I have some photos of all parts of a chrome bumper steering column in my Yahoo photos at;

I hope this helps. Clifton
Clifton Gordon

Your expanded explanation of how it works is excellant and very helpful. I will be looking at your photos.
Thank you
William Webb


I didnt email a pic as yet since Clifton has the same on the site he mentions.

I did however push the column inner section into the main outer sleeve by a good inch or so and then push it back through from the other end.

It was under a fair bit or pressure and took some moving (my weight) so I can see how it could ping down and not seem to want to move easily back up.

The suggestion of the soft hammer might shift it, but not hold it in place.

I still think that removing the upper column, fitting to the UJ with the upper part still not fixed then use the 3 mounting bolts on the cone to tighten the thing back up (Down) might work.
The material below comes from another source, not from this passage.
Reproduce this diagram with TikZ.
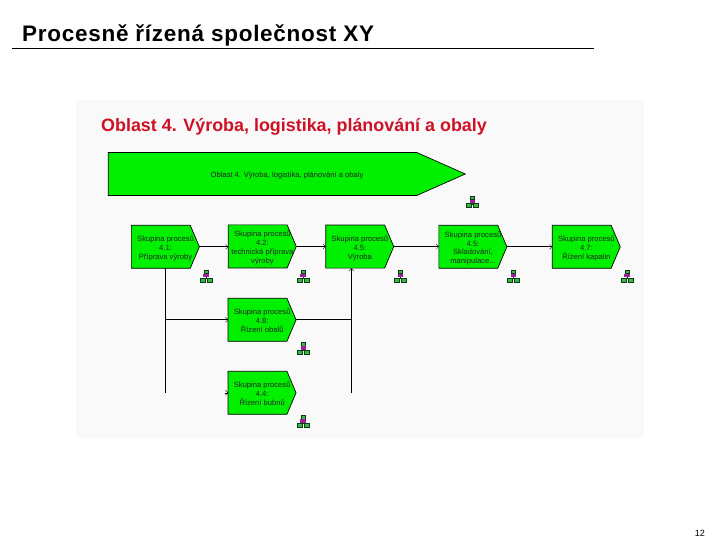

I completely stripped my 78B steering column which and it is pretty much the same as Clifton describes and his pictures show. On mine the lower bit also didn't slide too well inside the squared off tube. I pulled it all apart and cleaned and gave it a light grease coating mainly just so it wouldn't rust. I think the spring at the lower end of the column is just to stop and forward/backward rattling of the shaft in the normal position. The energy absorbtion is as Clifton says is due to the two shaft halves telescoping and the bottom part of the column housing with the weave pattern collapsing. Also the top mount where the three bolts go through has plastic inserts which look like they will break away in a collision and allow the whole top half of the column to slide forwards.